Maggie O’Farrell is an exceptional storyteller in my opinion and had me utterly gripped by her beautiful writing throughout The Marriage Portrait. It may be partly about the marriage portrait of Lucrezia which Alfonso commissions, but it’s equally a portrait of their marriage. This is a stunning piece of historical fiction and easily earns a place in my top reads of this year.
Do take time to read the fascinating author’s note at the end where Maggie O’Farrell talks about the facts she used in the novel and explains the variations from what is known about the real Lucrezia.

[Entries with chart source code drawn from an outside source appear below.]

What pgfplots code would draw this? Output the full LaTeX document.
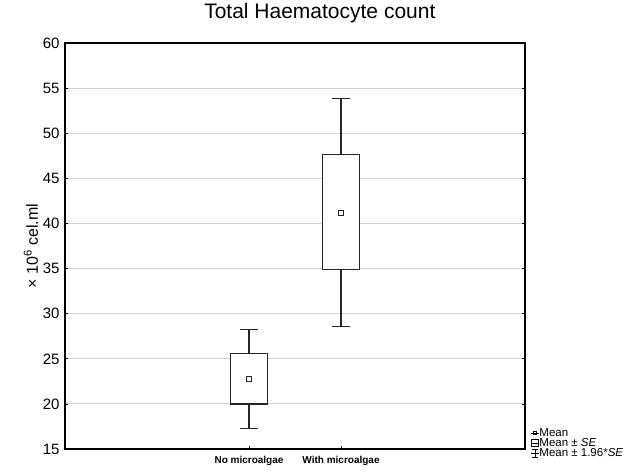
\documentclass[border=0pt]{standalone}
\usepackage{pgfplots}
\pgfplotsset{compat=1.18}
\usepackage{fontspec}
\setmainfont{Liberation Sans}
\begin{document}
\begin{tikzpicture}
\begin{axis}[name=ax,
  width=460pt,height=406pt,scale only axis,
  xmin=0,xmax=5,ymin=15,ymax=60,
  ytick={15,20,...,60},
  xtick={2,3},xticklabels={No microalgae,With microalgae},
  xtick pos=bottom,ytick pos=both,tick align=inside,major tick length=3pt,
  tick style={black,line width=0.8pt},
  ymajorgrids,grid style={gray!35,line width=1pt},
  axis line style={black,line width=1.2pt},
  /pgf/number format/assume math mode=true,
  yticklabel style={font=\fontsize{15}{17}\selectfont,xshift=-2pt},
  xticklabel style={font=\bfseries\fontsize{10}{12}\selectfont,yshift=-4pt},
  ylabel={× 10\textsuperscript{6} cel.ml},
  ylabel style={at={(-0.074,0.5)},anchor=center,font=\fontsize{16}{18}\selectfont},
  title={Total Haematocyte count},
  title style={at={(0.554,1.059)},anchor=center,font=\fontsize{21}{24}\selectfont},
  legend style={at={(1.012,0.052)},anchor=north west,draw=none,fill=none,
    font=\fontsize{11.5}{12}\selectfont,row sep=0pt,inner sep=0pt,
    nodes={inner sep=0.3pt}},
  legend cell align=left,
]
% whiskers: mean +/- 1.96*SE
\addplot[draw=none,mark=none,forget plot,
  error bars/.cd,y dir=both,y explicit,
  error bar style={black!85,line width=1.1pt},
  error mark options={rotate=90,mark size=9pt,black!85,line width=1.1pt}]
  coordinates {(2,22.75) += (0,5.55) -= (0,5.45)
               (3,41.2) += (0,12.7) -= (0,12.6)};
% boxes: mean +/- SE
\addplot[fill=white,draw=black!85,line width=1.1pt,forget plot]
  coordinates {(1.8,20.0) (2.2,20.0) (2.2,25.6) (1.8,25.6) (1.8,20.0)} -- cycle;
\addplot[fill=white,draw=black!85,line width=1.1pt,forget plot]
  coordinates {(2.8,34.9) (3.2,34.9) (3.2,47.7) (2.8,47.7) (2.8,34.9)} -- cycle;
% means
\addplot[only marks,mark=square,mark size=2.4pt,black!85,line width=1pt,forget plot]
  coordinates {(2,22.75) (3,41.2)};
\addlegendimage{legend image code/.code={
  \path (0pt,0pt) -- (8pt,0pt);
  \draw[black,line width=0.8pt] (2.3pt,-1.7pt) rectangle (5.7pt,1.7pt);}}
\addlegendentry{Mean}
\addlegendimage{legend image code/.code={
  \path (0pt,0pt) -- (8pt,0pt);
  \draw[black,line width=0.8pt] (0.5pt,-3.4pt) rectangle (7.5pt,3.4pt);}}
\addlegendentry{Mean ± \textit{SE}}
\addlegendimage{legend image code/.code={
  \path (0pt,0pt) -- (8pt,0pt);
  \draw[black,line width=0.8pt] (4pt,-4.3pt) -- (4pt,4.3pt)
    (0.8pt,4.3pt) -- (7.2pt,4.3pt) (0.8pt,-4.3pt) -- (7.2pt,-4.3pt);}}
\addlegendentry{Mean ± 1.96*\textit{SE}}
\end{axis}
\path ([shift={(-65pt,-25pt)}]ax.south west) rectangle ([shift={(108pt,41pt)}]ax.north east);
\end{tikzpicture}
\end{document}
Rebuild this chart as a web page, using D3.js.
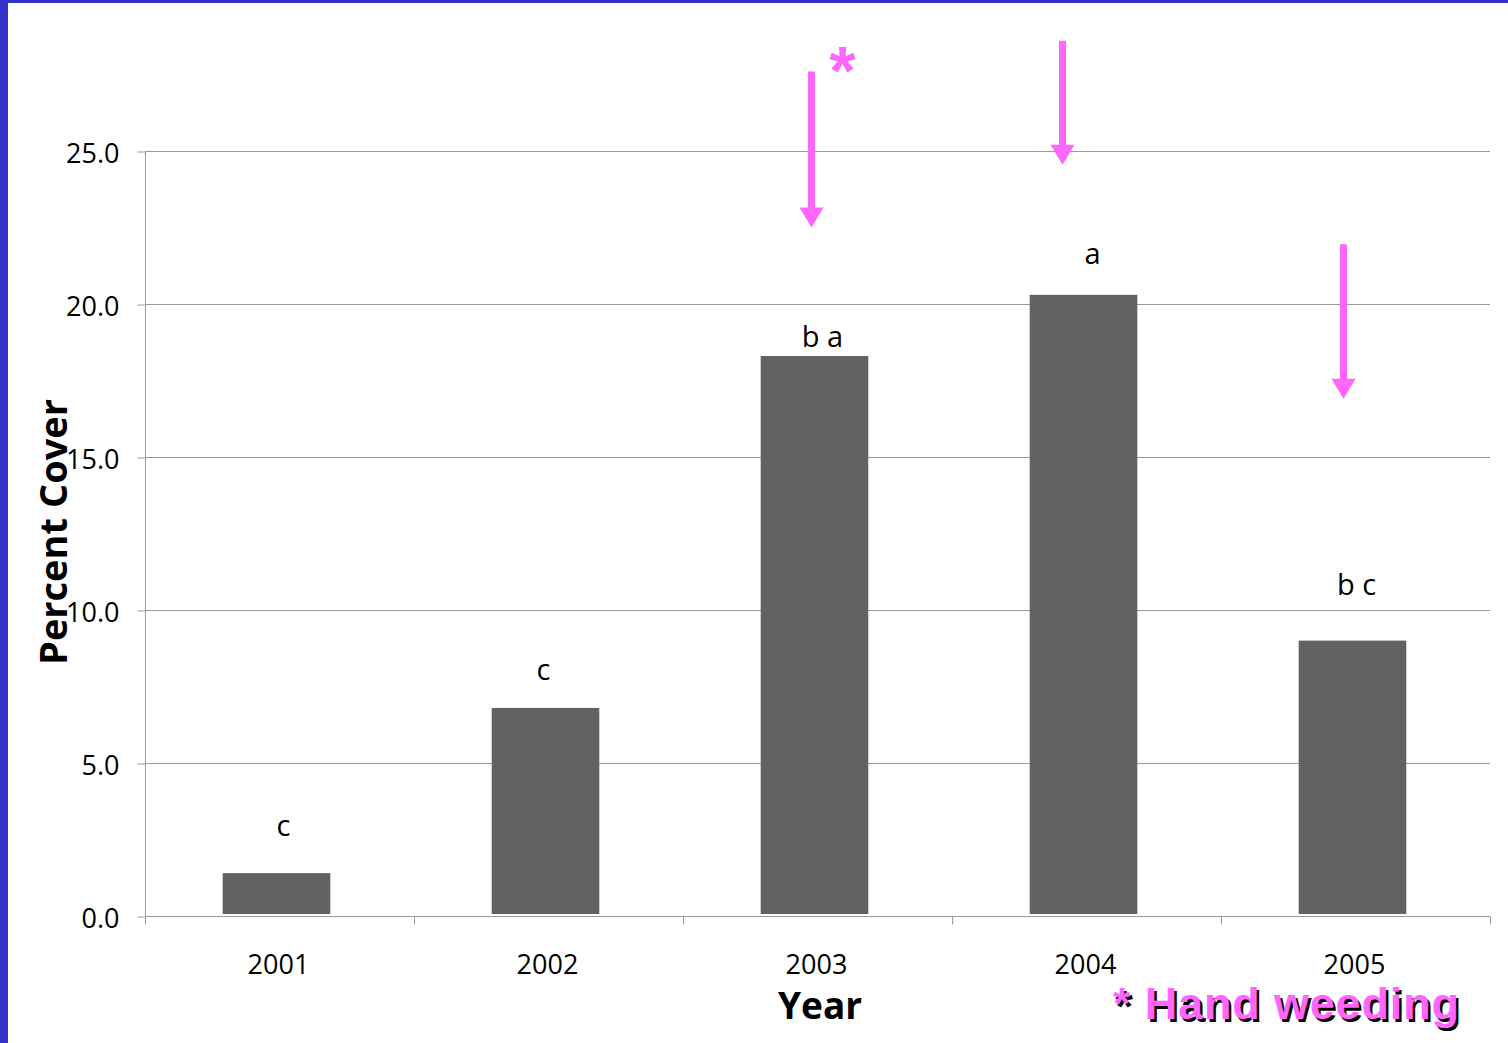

My grateful thanks to the publishers Tinder Press for approving my request to read The Marriage Portrait through Netgalley. It will be published in ebook, audiobook and hardback on 30th August.
About the Author
Maggie O’Farrell, FRSOL, is the author of HAMNET, Winner of the Women’s Prize for Fiction 2020, and the memoir I AM, I AM, I AM, both Sunday Times no. 1 bestsellers. Her novels include AFTER YOU’D GONE, MY LOVER’S LOVER, THE DISTANCE BETWEEN US, which won a Somerset Maugham Award, THE VANISHING ACT OF ESME LENNOX, THE HAND THAT FIRST HELD MINE, which won the 2010 Costa Novel Award, INSTRUCTIONS FOR A HEATWAVE and THIS MUST BE THE PLACE. She is also the author of WHERE SNOW ANGELS GO, a novel for children. She lives in Edinburgh.